**** SUPPLIED RECORDS

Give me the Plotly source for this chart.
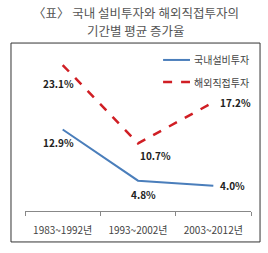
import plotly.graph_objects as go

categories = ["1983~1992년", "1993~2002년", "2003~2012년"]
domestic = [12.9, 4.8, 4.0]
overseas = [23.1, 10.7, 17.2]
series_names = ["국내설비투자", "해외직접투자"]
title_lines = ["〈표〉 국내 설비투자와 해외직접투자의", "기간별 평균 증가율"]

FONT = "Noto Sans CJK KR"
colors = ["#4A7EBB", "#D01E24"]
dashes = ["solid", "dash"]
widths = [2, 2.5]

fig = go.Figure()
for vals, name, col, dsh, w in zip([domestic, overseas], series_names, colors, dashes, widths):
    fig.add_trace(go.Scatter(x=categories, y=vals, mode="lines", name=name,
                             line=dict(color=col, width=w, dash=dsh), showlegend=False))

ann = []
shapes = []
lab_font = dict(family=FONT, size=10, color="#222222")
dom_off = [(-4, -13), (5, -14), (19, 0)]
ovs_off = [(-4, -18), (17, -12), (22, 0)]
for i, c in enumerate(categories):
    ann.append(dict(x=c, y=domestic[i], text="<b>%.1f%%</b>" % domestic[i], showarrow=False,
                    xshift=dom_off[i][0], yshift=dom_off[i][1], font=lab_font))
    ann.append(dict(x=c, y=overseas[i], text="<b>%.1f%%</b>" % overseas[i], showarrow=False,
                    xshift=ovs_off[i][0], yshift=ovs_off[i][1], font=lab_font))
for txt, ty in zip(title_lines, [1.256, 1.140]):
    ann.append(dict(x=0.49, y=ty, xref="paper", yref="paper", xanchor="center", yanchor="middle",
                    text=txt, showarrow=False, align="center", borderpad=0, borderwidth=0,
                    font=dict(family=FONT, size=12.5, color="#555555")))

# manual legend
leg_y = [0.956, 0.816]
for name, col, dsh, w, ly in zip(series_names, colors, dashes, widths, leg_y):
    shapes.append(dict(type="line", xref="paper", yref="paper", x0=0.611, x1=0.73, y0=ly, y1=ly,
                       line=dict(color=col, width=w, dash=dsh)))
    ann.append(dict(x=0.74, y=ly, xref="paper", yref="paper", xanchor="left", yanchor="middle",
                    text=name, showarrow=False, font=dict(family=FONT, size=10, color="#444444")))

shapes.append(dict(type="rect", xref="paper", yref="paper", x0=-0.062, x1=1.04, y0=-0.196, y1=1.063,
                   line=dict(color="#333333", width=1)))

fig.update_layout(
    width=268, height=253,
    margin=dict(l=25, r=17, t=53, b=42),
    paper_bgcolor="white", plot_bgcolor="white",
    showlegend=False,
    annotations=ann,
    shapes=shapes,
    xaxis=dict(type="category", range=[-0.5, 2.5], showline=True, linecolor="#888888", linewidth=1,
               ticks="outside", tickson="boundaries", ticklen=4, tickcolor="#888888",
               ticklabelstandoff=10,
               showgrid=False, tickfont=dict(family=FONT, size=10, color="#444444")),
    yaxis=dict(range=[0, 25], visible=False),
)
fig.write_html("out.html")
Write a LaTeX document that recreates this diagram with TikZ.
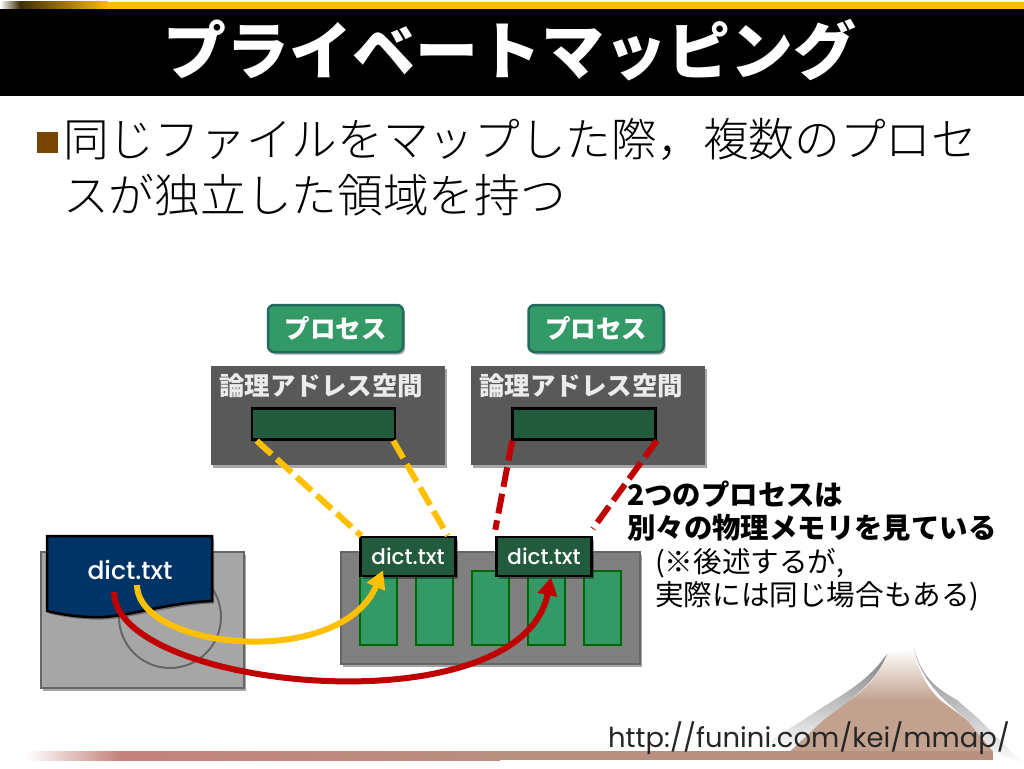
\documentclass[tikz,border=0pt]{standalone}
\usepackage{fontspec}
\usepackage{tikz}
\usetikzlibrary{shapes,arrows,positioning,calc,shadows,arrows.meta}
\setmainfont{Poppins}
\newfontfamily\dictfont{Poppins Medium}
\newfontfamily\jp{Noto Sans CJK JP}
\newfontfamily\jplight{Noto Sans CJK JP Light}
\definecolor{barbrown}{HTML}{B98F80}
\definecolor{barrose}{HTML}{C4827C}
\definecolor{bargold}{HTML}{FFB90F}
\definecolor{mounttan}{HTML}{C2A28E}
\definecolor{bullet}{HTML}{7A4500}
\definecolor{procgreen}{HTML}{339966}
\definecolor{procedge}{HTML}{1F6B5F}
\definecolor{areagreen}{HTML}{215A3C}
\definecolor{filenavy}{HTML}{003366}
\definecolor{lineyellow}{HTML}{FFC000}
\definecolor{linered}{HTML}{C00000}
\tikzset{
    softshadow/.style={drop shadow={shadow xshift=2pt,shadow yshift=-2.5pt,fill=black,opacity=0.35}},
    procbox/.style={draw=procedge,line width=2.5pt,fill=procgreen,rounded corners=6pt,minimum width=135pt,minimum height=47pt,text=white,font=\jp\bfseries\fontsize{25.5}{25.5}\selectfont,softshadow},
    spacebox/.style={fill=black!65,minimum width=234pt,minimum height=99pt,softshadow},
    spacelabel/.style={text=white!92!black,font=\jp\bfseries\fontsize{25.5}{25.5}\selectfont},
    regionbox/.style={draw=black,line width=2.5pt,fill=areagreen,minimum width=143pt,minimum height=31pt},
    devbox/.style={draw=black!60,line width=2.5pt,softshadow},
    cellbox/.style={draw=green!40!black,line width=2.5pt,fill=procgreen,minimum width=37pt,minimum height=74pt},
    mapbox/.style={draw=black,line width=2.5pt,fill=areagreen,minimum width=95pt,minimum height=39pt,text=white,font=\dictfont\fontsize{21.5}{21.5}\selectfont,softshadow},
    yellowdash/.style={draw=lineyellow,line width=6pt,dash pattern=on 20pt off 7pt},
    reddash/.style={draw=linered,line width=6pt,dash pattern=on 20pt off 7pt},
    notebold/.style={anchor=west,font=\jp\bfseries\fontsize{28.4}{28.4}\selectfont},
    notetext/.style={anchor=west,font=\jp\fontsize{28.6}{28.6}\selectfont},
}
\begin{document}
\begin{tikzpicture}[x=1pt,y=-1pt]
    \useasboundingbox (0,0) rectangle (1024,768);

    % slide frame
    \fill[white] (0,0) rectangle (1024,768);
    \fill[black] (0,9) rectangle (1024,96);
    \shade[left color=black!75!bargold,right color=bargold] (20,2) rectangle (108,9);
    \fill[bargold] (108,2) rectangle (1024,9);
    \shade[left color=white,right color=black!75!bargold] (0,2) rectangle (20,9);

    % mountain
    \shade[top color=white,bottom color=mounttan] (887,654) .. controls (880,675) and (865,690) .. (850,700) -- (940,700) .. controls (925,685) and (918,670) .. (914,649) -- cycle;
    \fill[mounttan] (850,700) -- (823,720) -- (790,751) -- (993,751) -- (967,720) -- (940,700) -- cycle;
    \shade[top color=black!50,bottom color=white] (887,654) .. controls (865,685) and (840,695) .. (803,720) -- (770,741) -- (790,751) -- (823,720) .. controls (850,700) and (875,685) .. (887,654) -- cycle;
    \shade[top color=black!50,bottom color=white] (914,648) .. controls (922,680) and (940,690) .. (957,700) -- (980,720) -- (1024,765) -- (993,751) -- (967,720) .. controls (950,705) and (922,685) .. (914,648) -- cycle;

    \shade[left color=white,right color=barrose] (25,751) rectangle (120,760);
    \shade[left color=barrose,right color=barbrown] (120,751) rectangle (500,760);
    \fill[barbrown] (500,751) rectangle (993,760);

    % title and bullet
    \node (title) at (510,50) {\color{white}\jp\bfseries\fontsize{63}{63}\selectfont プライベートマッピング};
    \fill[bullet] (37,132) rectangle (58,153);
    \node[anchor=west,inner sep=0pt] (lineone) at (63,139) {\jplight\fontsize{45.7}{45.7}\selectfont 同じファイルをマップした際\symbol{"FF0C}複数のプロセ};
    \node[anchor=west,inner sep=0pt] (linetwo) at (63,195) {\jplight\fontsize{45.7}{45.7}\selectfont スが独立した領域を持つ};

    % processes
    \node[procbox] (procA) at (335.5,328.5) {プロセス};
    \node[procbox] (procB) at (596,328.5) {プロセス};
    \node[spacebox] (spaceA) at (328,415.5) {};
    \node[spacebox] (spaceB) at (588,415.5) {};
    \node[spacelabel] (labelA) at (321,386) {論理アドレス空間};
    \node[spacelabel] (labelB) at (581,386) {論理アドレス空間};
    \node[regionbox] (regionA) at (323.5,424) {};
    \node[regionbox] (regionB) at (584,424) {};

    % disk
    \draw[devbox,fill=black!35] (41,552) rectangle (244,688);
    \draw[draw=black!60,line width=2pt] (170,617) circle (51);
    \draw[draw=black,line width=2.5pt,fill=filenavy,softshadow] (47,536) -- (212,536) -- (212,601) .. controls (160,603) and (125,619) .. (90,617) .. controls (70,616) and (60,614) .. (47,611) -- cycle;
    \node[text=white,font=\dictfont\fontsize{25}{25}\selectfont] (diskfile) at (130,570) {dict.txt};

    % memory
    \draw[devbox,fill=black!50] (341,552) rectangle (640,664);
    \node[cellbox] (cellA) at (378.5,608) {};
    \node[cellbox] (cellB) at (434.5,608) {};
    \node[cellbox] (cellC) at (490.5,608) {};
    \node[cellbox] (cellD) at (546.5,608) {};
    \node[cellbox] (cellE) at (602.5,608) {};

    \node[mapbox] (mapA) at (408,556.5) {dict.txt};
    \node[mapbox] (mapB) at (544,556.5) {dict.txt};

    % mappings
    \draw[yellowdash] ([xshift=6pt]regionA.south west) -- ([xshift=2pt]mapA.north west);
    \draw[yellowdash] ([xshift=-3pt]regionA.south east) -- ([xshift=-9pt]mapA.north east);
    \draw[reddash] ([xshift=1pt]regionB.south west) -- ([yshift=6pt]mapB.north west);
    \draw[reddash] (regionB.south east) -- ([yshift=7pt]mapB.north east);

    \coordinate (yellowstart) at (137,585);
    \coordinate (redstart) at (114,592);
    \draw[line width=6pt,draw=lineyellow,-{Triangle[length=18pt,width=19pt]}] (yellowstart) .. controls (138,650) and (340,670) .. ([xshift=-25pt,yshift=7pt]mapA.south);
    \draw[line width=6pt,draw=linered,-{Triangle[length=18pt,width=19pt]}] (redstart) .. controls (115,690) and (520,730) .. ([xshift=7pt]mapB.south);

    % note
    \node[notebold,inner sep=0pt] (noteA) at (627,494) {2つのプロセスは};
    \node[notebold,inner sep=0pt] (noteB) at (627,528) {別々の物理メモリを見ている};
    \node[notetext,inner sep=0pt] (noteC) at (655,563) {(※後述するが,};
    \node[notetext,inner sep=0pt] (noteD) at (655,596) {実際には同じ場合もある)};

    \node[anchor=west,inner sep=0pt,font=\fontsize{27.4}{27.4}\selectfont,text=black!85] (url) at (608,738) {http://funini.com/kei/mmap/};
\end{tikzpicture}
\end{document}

********

Print the entries as they stand, first line through the line holding "line=dict(color=col, width=w, dash=dsh), showlegend=False))", with every picture removed.

Give me the Plotly source for this chart.
import plotly.graph_objects as go

categories = ["1983~1992년", "1993~2002년", "2003~2012년"]
domestic = [12.9, 4.8, 4.0]
overseas = [23.1, 10.7, 17.2]
series_names = ["국내설비투자", "해외직접투자"]
title_lines = ["〈표〉 국내 설비투자와 해외직접투자의", "기간별 평균 증가율"]

FONT = "Noto Sans CJK KR"
colors = ["#4A7EBB", "#D01E24"]
dashes = ["solid", "dash"]
widths = [2, 2.5]

fig = go.Figure()
for vals, name, col, dsh, w in zip([domestic, overseas], series_names, colors, dashes, widths):
    fig.add_trace(go.Scatter(x=categories, y=vals, mode="lines", name=name,
                             line=dict(color=col, width=w, dash=dsh), showlegend=False))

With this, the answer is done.